Ten days after an editorial appeard in the New York Times on June 12 (see below or link on NYT here) suggested a reduced role by State granting (and managing) foreign aid, the Pentagon responded. Today, two Secretaries of Defense co-signed a rebuttal: Training Foreign Armies
To the Editor:
Re "In Foreign Territory" (editorial, June 12), about the training and equipping of foreign militaries:
You argue that Congress "should at least mandate that the programs financed by the Pentagon conform to the same democratic and human rights standards that apply when they are run by the State Department." We agree.
Section 1206 of the 2006 National Defense Authorization Act states that "the authority may not be used to provide any type of assistance that is otherwise prohibited by any provision of law," and that all programs incorporate "elements that promote observance of and respect for human rights and fundamental freedoms; and respect for legitimate civilian authority within that country."
You contend that this legislation "marks the continuation of a dangerous shift in responsibilities" from the State Department to the Defense Department.
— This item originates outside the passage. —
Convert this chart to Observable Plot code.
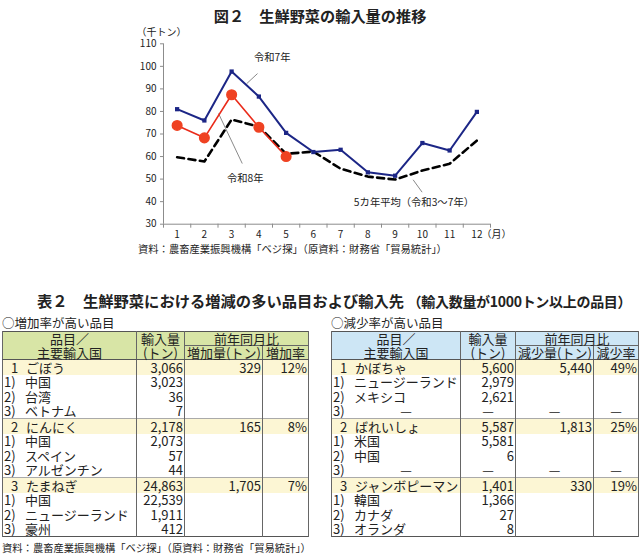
<!DOCTYPE html>
<html lang="ja">
<head>
<meta charset="utf-8">
<script src="https://cdn.jsdelivr.net/npm/d3@7"></script>
<script src="https://cdn.jsdelivr.net/npm/@observablehq/plot@0.6"></script>
<style>
  html, body { margin: 0; padding: 0; background: #fff; }
  body { width: 640px; height: 556px; position: relative; overflow: hidden;
         font-family: "Noto Sans CJK JP", sans-serif; color: #222; }
  .abs { position: absolute; white-space: nowrap; }
  #title { left: 0; width: 640px; top: 5px; text-align: center; font-size: 15.2px; font-weight: bold; line-height: 20px; }
  #chart { left: 0; top: 24px; }
  .src { font-size: 10.3px; line-height: 14px; }
  #src1 { left: 138px; top: 242px; }
  #src2 { left: 2px; top: 541px; }
  #ttitle { left: 37px; top: 290px; font-size: 15.3px; font-weight: bold; line-height: 20px; }
  #ttitle small { font-size: 14px; font-weight: bold; letter-spacing: -0.3px; }
  .sub { font-size: 12.5px; line-height: 16px; top: 315px; }
  #subL { left: 2px; }
  #subR { left: 331px; }
  table { position: absolute; top: 331px; border-collapse: collapse; table-layout: fixed;
          font-size: 13px; line-height: 13px; border: 1px solid #555; }
  td { padding: 0 2px; border-left: 1px solid #666; border-right: 1px solid #666; white-space: nowrap; }
  tr.h td { text-align: center; height: 13px; }
  tr.h1 td.top { border-bottom: none; }
  tr.h1 td.span { border-bottom: 1px solid #666; }
  tr.h2 td { border-bottom: 1px solid #555; }
  tr.d td { height: 14.5px; }
  tr.grp td { background: #fcf6d4; }
  tr.grp.sep td { border-top: 1px solid #aaa; }
  td.num { text-align: right; padding-right: 1px; }
  td.dash { text-align: center; }
  span.no { display: inline-block; width: 21px; box-sizing: border-box; padding-left: 6px; }
  span.no2 { display: inline-block; width: 21px; margin-left: -1px; }
  span.nil { display: inline-block; text-align: center; }
</style>
</head>
<body>
<div id="title" class="abs">図２　生鮮野菜の輸入量の推移</div>
<div id="chart" class="abs"></div>
<div id="src1" class="abs src">資料：農畜産業振興機構「ベジ探」（原資料：財務省「貿易統計」）</div>
<div id="ttitle" class="abs">表２　生鮮野菜における増減の多い品目および輸入先 <small>（輸入数量が1000トン以上の品目）</small></div>
<div id="subL" class="abs sub">○増加率が高い品目</div>
<div id="subR" class="abs sub">○減少率が高い品目</div>
<div id="tables"></div>
<div id="src2" class="abs src">資料：農畜産業振興機構「ベジ探」（原資料：財務省「貿易統計」）</div>

<script>
// Monthly fresh-vegetable imports (thousand tonnes)
const months = [1, 2, 3, 4, 5, 6, 7, 8, 9, 10, 11, 12];
const reiwa7 = [81, 76, 97.7, 86.6, 70.5, 62, 63, 53, 51.5, 66, 62.7, 79.8];
const reiwa8 = [73.8, 68.3, 87.4, 73, 60];
const avg5yr = [59.7, 57.8, 76.4, 73.3, 61.2, 62.2, 54.6, 51.1, 49.8, 53.8, 56.8, 67.1];

const yTicks = [30, 40, 50, 60, 70, 80, 90, 100, 110];
const monthBounds = [0.5, 1.5, 2.5, 3.5, 4.5, 5.5, 6.5, 7.5, 8.5, 9.5, 10.5, 11.5, 12.5];

// Series call-outs: label position and leader line, in month / value units
const noteText = ["令和7年", "令和8年", "5カ年平均（令和3～7年）"];
const noteX = [4.49, 3.5, 9.69];
const noteY = [103.8, 50.1, 39.6];
const leadX1 = [3.55, 2.52, 9.66];
const leadY1 = [92.3, 79.1, 49.7];
const leadX2 = [3.95, 3.39, 9.99];
const leadY2 = [96.8, 56.9, 44.2];

// Table 2: items with the largest increase / decrease and their main sources
const incItems = ["ごぼう", "にんにく", "たまねぎ"];
const incTotals = [3066, 2178, 24863];
const incChange = [329, 165, 1705];
const incRate = [12, 8, 7];
const incCountries = [["中国", "台湾", "ベトナム"], ["中国", "スペイン", "アルゼンチン"], ["中国", "ニュージーランド", "豪州"]];
const incVolumes = [[3023, 36, 7], [2073, 57, 44], [22539, 1911, 412]];

const decItems = ["かぼちゃ", "ばれいしょ", "ジャンボピーマン"];
const decTotals = [5600, 5587, 1401];
const decChange = [5440, 1813, 330];
const decRate = [49, 25, 19];
const decCountries = [["ニュージーランド", "メキシコ", null], ["米国", "中国", null], ["韓国", "カナダ", "オランダ"]];
const decVolumes = [[2979, 2621, null], [5581, 6, null], [1366, 27, 8]];

const series = (name, values) => values.map((v, i) => ({series: name, month: months[i], value: v}));
const r7 = series("令和7年", reiwa7);
const r8 = series("令和8年", reiwa8);
const av = series("5カ年平均", avg5yr);
const notes = noteText.map((t, i) => ({t, x: noteX[i], y: noteY[i], x1: leadX1[i], y1: leadY1[i], x2: leadX2[i], y2: leadY2[i]}));

const chart = Plot.plot({
  width: 640,
  height: 220,
  marginLeft: 163,
  marginRight: 150,
  marginTop: 19.3,
  marginBottom: 20.3,
  style: {fontFamily: "'Noto Sans CJK JP', sans-serif", fontSize: "10px", color: "#222", background: "transparent"},
  x: {type: "linear", domain: [0.5, 12.5]},
  y: {domain: [30, 110]},
  marks: [
    Plot.ruleY([30], {stroke: "#8c8c8c"}),
    Plot.ruleX([0.5], {stroke: "#8c8c8c"}),
    Plot.axisY({ticks: yTicks, tickSize: 3, tickPadding: 4, stroke: "#8c8c8c", label: null}),
    Plot.axisX({ticks: monthBounds, tickSize: 4, tickFormat: () => "", stroke: "#8c8c8c", label: null}),
    Plot.axisX({ticks: months, tickSize: 0, tickPadding: 7, label: null}),
    Plot.text(["（月）"], {x: 12.5, y: 30, text: d => d, textAnchor: "start", dx: -9, dy: 11, fontSize: 10}),
    Plot.text(["（千トン）"], {frameAnchor: "top-left", text: d => d, textAnchor: "start", dx: -27, dy: -15, fontSize: 10}),
    // leader lines and labels
    Plot.link(notes, {x1: "x1", y1: "y1", x2: "x2", y2: "y2", stroke: "#8a8a8a", strokeWidth: 1}),
    Plot.text(notes, {x: "x", y: "y", text: "t", fontSize: 10.3, fill: "#222"}),
    // five-year average
    Plot.line(av, {x: "month", y: "value", stroke: "#000", strokeWidth: 2.6, strokeDasharray: "7,4.5"}),
    // Reiwa 7
    Plot.line(r7, {x: "month", y: "value", stroke: "#1c2686", strokeWidth: 2}),
    Plot.dot(r7, {x: "month", y: "value", symbol: "square", r: 2.4, fill: "#1c2686"}),
    // Reiwa 8
    Plot.line(r8, {x: "month", y: "value", stroke: "#ea2b1a", strokeWidth: 1.6}),
    Plot.dot(r8, {x: "month", y: "value", r: 4.8, fill: "#ef4222", stroke: "#ef4222"})
  ]
});
document.getElementById("chart").appendChild(chart);

// Tables
const fmt = d3.format(",");
function buildTable(left, widths, headColor, changeLabel, rateLabel, items, totals, change, rate, countries, volumes) {
  const t = document.createElement("table");
  t.style.left = left + "px";
  t.style.width = d3.sum(widths) + "px";
  let html = "<colgroup>" + widths.map(w => `<col style="width:${w}px">`).join("") + "</colgroup>";
  html += `<tr class="h h1" style="background:${headColor}"><td class="top">品目／</td><td class="top">輸入量</td><td class="span" colspan="2">前年同月比</td></tr>`;
  html += `<tr class="h h2" style="background:${headColor}"><td>主要輸入国</td><td>(トン)</td><td>${changeLabel}</td><td>${rateLabel}</td></tr>`;
  const nilWidth = widths[0] - 4 - 21;
  items.forEach((item, i) => {
    html += `<tr class="d grp${i ? " sep" : ""}"><td><span class="no">${i + 1}</span>${item}</td><td class="num">${fmt(totals[i])}</td><td class="num">${fmt(change[i])}</td><td class="num">${rate[i]}%</td></tr>`;
    countries[i].forEach((c, j) => {
      const v = volumes[i][j];
      if (c == null) {
        html += `<tr class="d"><td><span class="no2">${j + 1})</span><span class="nil" style="width:${nilWidth}px">—</span></td><td class="dash">—</td><td class="dash">—</td><td class="dash">—</td></tr>`;
      } else {
        html += `<tr class="d"><td><span class="no2">${j + 1})</span>${c}</td><td class="num">${fmt(v)}</td><td></td><td></td></tr>`;
      }
    });
  });
  t.innerHTML = html;
  document.getElementById("tables").appendChild(t);
}
buildTable(2, [134, 48, 78, 46], "#d8e5a6", "増加量(トン)", "増加率",
  incItems, incTotals, incChange, incRate, incCountries, incVolumes);
buildTable(331, [129, 55, 78, 45], "#cde6f5", "減少量(トン)", "減少率",
  decItems, decTotals, decChange, decRate, decCountries, decVolumes);
</script>
</body>
</html>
Not only do both departments jointly develop 1206 programs, but the secretaries of state and defense must also both approve them. The law enables the two departments to maximize their capabilities to address war-on-terrorism challenges.
Washington, June 16, 2006
The writers are deputy assistant secretaries of state and defense, respectively.
Here's the detail from the Editorial that's their primary bug:
Traditionally, the authority to train and equip foreign forces was the territory of the State Department... [U]nder law, Congress requires the State Department to verify that a government meets certain standards of rights and democracy before it can receive assistance. But no such restrictions impede the Defense Department, and the danger is more than theoretical.
It is already clear, as the editorial comments, that American foreign policy is increasingly militarized but what the editorial ignores and the Pentagonn alludes to is the role of the Executive. The Executive Branch "owns" both State and Defense. Defense has seen an increase in responsibility and issue ownership since 9/11, a fact MountainRunner has been commenting on for a while...
In Foreign Territory
(NYT) 301 words
Published: June 12, 2006
The Senate plans to begin consideration today of the defense authorization bill for the coming year. One particularly distressing section of the package would reauthorize the Pentagon to arm and train foreign militaries, something it was first authorized to do for 2006. Although the money involved represents only a $200 million piece of the half-trillion-dollar Pentagon budget, it marks the continuation of a dangerous shift in responsibilities from the Department of State to the Defense Department and the militarization of American foreign policy.
Traditionally, the authority to train and equip foreign forces was the territory of the State Department, and Congress legislated accordingly. Arming a foreign power that does not respect human rights invites disaster. And so, under law, Congress requires the State Department to verify that a government meets certain standards of rights and democracy before it can receive assistance. But no such restrictions impede the Defense Department, and the danger is more than theoretical. Six of the 10 African nations the Pentagon proposes to train and equip this year (Algeria, Cameroon, Chad, Equatorial Guinea, Gabon and Tunisia) have poor human rights records.
Washington has little control over how recipient countries choose to wield their newfound might. And so train-and-equip programs must be kept under strict observation to ensure that they adhere to necessary guidelines. But the Pentagon is notorious for not operating transparently. And the Congressional committees that are supposed to oversee Pentagon spending are unlikely to spare much attention for such a small piece of the overall military budget.
Congress should return these programs to State Department supervision. If it cannot summon the will to do that, it should at least mandate that the programs financed by the Pentagon conform to the same democratic and human rights standards that apply when they are run by the State Department.